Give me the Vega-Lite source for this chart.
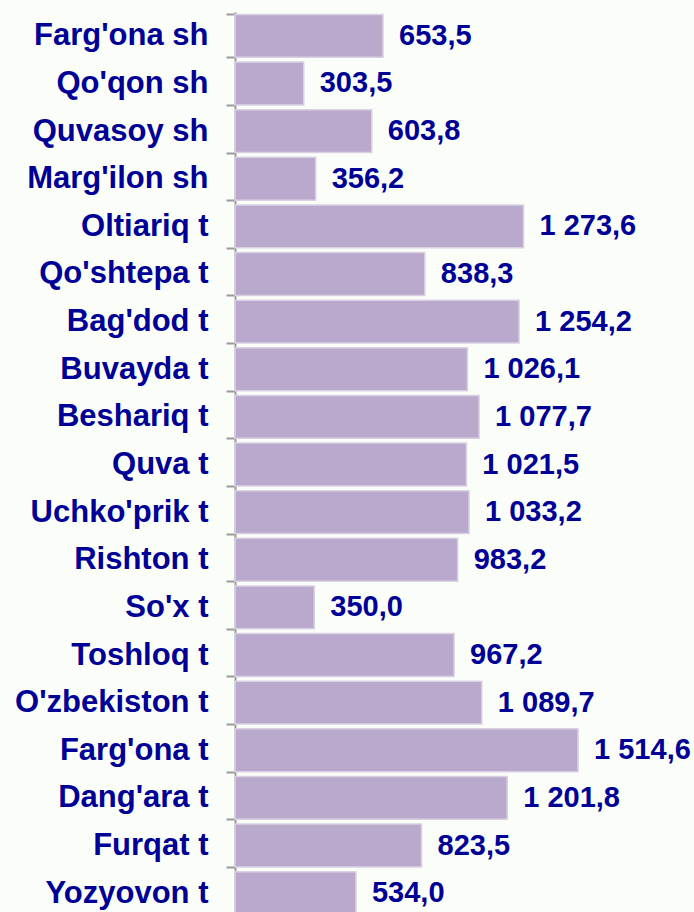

==========

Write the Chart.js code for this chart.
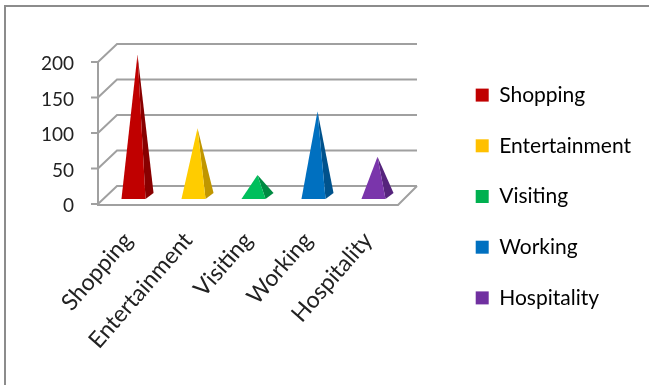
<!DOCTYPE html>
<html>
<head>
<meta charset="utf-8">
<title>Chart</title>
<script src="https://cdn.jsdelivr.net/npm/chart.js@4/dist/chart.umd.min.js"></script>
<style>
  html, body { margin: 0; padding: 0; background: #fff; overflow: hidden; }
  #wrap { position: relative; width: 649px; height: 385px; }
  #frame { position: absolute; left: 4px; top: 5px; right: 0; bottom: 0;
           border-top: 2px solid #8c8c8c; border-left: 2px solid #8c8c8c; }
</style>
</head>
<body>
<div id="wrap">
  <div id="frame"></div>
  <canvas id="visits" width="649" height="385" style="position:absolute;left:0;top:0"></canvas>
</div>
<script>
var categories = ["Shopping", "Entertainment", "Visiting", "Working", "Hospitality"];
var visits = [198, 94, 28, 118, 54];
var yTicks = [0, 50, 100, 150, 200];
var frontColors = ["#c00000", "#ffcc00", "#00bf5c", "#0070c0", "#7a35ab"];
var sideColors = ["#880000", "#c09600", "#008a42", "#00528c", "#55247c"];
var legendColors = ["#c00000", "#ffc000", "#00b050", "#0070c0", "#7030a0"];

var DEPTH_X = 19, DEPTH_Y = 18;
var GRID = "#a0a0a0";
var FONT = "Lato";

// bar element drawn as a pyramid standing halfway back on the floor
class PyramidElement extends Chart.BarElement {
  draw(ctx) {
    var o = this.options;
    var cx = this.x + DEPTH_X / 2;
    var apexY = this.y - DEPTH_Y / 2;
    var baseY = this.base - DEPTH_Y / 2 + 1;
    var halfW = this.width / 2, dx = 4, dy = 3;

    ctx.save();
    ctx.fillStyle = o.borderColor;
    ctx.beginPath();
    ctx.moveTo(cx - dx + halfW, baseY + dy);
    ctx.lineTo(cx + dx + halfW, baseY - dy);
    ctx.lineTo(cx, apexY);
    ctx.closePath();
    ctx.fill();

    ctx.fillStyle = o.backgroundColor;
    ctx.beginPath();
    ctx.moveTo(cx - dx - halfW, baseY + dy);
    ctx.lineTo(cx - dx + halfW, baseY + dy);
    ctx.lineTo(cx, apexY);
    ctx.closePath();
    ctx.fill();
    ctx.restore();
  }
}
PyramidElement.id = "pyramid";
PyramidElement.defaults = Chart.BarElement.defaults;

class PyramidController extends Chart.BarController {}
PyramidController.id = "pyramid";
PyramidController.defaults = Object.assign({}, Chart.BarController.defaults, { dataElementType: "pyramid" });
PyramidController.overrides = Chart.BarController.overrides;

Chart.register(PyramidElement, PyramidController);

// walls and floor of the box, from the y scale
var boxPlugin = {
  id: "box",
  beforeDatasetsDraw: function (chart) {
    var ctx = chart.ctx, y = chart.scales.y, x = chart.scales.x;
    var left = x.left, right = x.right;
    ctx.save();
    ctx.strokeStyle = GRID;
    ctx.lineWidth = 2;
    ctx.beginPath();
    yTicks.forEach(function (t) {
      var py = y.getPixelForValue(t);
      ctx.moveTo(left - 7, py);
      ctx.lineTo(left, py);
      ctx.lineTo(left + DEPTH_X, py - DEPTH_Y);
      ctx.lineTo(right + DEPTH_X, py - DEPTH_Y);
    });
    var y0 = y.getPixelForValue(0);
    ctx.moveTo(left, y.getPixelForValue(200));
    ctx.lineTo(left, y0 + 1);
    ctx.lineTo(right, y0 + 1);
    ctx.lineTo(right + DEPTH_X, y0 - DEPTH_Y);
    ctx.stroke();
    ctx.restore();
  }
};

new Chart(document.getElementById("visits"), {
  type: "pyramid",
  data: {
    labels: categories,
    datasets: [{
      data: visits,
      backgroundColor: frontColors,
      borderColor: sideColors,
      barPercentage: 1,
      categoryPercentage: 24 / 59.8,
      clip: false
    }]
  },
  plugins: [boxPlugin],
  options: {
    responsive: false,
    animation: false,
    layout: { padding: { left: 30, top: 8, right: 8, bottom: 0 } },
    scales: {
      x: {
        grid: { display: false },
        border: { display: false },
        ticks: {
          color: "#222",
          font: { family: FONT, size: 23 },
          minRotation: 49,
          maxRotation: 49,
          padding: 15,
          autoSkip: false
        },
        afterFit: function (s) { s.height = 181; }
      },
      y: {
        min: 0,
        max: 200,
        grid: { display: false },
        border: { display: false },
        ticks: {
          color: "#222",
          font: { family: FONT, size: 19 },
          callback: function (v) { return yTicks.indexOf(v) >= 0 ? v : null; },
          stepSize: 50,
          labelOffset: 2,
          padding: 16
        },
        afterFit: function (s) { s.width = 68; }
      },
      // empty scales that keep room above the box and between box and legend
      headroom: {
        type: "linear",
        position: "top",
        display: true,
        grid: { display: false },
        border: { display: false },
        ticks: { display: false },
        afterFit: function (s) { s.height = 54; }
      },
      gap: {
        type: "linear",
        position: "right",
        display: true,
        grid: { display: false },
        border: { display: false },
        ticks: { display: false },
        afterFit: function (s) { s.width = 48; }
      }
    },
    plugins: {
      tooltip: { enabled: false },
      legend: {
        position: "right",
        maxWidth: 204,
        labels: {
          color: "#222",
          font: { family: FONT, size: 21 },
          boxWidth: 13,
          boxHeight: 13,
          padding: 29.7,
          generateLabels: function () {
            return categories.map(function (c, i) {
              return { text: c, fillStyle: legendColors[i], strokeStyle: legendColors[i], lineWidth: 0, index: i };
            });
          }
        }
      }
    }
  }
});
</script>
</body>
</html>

==========

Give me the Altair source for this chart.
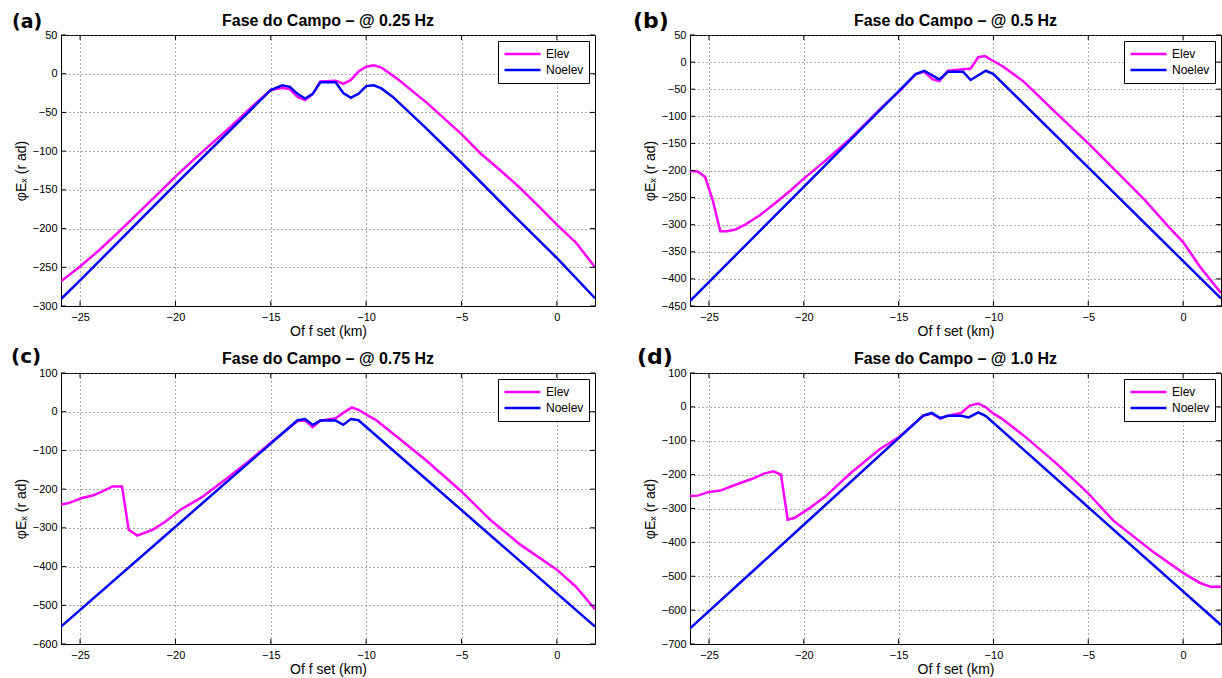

==========

EXERCISE GOAL »
From the entries above, copy every line where the word "source" shows up.

EXPECTED ANSWER »
Give me the Vega-Lite source for this chart.
Give me the Altair source for this chart.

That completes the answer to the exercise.